Un an et demi après le Volume 1, Def Jux repart à l’assaut des brèches que ses premières attaques ont laissé béantes dans les murailles FM du hip-hop contemporain. L’attaque était prévue (on retrouve ici quelques titres annoncés sur la pochette du Volume 1), et attendue par tous ceux qui ont fait de Def Jux le label à suivre en 2001 -et ils furent nombreux, les crissements digitaux d’El-P ayant séduit plus d’un amateur d’electronica rugueuse, bien au-delà des fans de hip-hop, « underground » ou non.

Le début place la barre très haut. Les Weathermen (El-Producto aka El-P, Cage, Masai Bey, Camut Tao et Copywrite) vous plantent immédiatement dans le ventre la lame rouillée de leurs nappes tournoyantes, avec Same as it never was, noir clin d’oeil au Once in a lifetime des Talking Heads. Les rimes filent comme des traits dans le brouillard électronique, pour s’échouer dans le bruit de compteur Geiger de Dead water d’Aesop Rock. Là où les Weathermen sifflaient comme une machine à vapeur au bord de la rupture, Aesop Rock construit au contraire un morceau à la mécanique bien huilée, dont les pistons se soulèvent en rythme, entraînant avec efficacité et concision son flow anguleux et fluide.

Tout n’est pas de ce niveau, cependant. Camu Tao alourdit l’atmosphère avec des boucles vrombissantes scandées d’un Bitch ! syndical, sans vraiment convaincre, tout comme les Y@k Ballz, qui, synthétiseurs tranchants et claviers répétitifs à la Mike Oldfield, n’atteignent jamais la glaçante puissance des productions d’El-P pour Cannibal Ox. RJD2, déjà sur le Volume 1, sert un instrumental aux accents johnbarryens, agréable mais qui passe comme un interlude permettant de respirer (rappelant le « phew ! ten minutes… » à la fin de la première face de Fear of a black planet de Public Enemy). Mr.

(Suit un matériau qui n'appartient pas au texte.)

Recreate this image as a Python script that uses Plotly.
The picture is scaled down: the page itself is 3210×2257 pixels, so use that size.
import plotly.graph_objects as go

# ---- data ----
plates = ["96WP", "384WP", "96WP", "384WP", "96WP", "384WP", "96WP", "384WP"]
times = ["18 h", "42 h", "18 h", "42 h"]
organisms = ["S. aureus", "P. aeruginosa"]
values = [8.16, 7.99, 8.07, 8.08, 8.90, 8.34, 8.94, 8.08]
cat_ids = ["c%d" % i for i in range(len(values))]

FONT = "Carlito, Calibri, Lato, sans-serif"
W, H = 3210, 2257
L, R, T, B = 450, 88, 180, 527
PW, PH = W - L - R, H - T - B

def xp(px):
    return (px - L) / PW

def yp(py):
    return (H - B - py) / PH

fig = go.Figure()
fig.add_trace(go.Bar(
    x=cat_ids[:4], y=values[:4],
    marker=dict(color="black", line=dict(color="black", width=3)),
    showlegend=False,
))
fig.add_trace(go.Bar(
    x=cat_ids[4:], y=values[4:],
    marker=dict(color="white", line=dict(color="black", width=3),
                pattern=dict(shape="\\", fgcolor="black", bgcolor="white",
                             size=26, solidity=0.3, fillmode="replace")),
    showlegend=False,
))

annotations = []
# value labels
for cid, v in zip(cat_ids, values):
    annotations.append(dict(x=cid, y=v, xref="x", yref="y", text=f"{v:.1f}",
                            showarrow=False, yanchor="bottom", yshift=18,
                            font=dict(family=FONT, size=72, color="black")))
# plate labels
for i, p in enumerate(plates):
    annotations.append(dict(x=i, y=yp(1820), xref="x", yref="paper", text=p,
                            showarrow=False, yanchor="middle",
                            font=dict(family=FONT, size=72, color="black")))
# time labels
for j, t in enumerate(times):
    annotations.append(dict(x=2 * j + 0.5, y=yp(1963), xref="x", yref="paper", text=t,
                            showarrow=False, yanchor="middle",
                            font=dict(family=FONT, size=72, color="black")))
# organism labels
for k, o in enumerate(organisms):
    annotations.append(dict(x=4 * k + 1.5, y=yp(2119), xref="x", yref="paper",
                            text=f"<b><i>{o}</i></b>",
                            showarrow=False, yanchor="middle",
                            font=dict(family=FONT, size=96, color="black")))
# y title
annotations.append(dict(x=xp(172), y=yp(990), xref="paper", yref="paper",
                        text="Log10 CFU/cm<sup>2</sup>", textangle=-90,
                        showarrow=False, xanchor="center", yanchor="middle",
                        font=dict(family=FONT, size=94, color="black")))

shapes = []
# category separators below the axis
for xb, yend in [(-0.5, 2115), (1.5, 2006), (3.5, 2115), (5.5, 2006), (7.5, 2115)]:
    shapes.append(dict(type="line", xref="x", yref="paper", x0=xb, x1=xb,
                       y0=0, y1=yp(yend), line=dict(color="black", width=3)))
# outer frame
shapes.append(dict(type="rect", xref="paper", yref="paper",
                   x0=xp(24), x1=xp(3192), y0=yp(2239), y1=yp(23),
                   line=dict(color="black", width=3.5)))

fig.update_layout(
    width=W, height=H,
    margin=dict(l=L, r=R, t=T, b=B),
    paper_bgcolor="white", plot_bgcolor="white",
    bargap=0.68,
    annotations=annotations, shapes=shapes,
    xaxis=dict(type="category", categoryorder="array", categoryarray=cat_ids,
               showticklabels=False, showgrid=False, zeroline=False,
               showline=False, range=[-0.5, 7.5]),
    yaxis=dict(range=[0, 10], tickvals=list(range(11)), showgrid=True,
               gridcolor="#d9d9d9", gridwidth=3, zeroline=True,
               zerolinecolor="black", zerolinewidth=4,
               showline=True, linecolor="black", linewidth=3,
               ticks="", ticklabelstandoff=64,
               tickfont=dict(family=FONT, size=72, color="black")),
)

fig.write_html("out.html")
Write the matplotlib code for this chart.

Lif, quant à lui, fournit un Fulcrum (insight mix) new school au son plus classique que son Enter the colossus EP de l’année dernière, et qui ne laisse guère de souvenir à l’auditeur.

Mais les audaces de Masai Bey ou Atoms Family viendront heureusement rassasier l’attente des fans. Avec son Paper mache brinquebalant sur un breakbeat malingre, Masai Bey est allé fouiller dans les armoires du Bomb Squad pour en récupérer des boucles qu’il a ensuite cisaillées, grattées, retournées, ralenties, accélérées, offrant quelque chose comme le son du premier LP de Public Enemy, mais dans le désordre. Avec son intro à la Cybotron, Mic Molest d’Atoms Family (où l’on croise les Cannibal Ox) décolle pour Detroit avant de tourner ensuite en pilotage automatique au dessus des zones industrielles désertes de la Motor City, le temps pour l’équipage de se payer un peu de bon temps avec l’hôtesse (preuve sonore à l’appui). Plus classique, Rob Sonic s’inscrit bien dans la ligne (brisée) du label, offrant un Failure ugly centriste, qui évoque le S.T.R.E.S.S. d’Organized Konfusion, à équidistance entre l’aridité electro des expérimentations les plus extrêmes du label et la ligne devenue par trop évidente de Rawkus.

El-P conclut l’album sur le crépusculaire Stepfather factory. Et, alors qu’on l’attendait de nouveau dans le registre robotique qu’il affectionne, la moindre des surprises n’est pas de constater que les lourdes basses qui appuient son flow, volubile comme celui d’un commentateur boursier sur Bloomberg TV, évoquent plutôt les guitares plombées des Melvins ou de Earth, aux débuts souterrains de Sub Pop (dont il est pourtant probable qu’il n’a jamais entendu parler). Le plus surprenant étant que tout cela a du funk (un peu), malgré tout. Et c’est précisément cela qu’on attend d’un disque siglé Def Jux : être surpris.

Ce Volume 2 est riche de promesses. Espérons qu’elles se concrétiseront comme en 2001, à la suite d’un Volume 1 tout aussi emballant. Rendez-vous en mai, pour Fantastic damage, l’album solo d’El-P.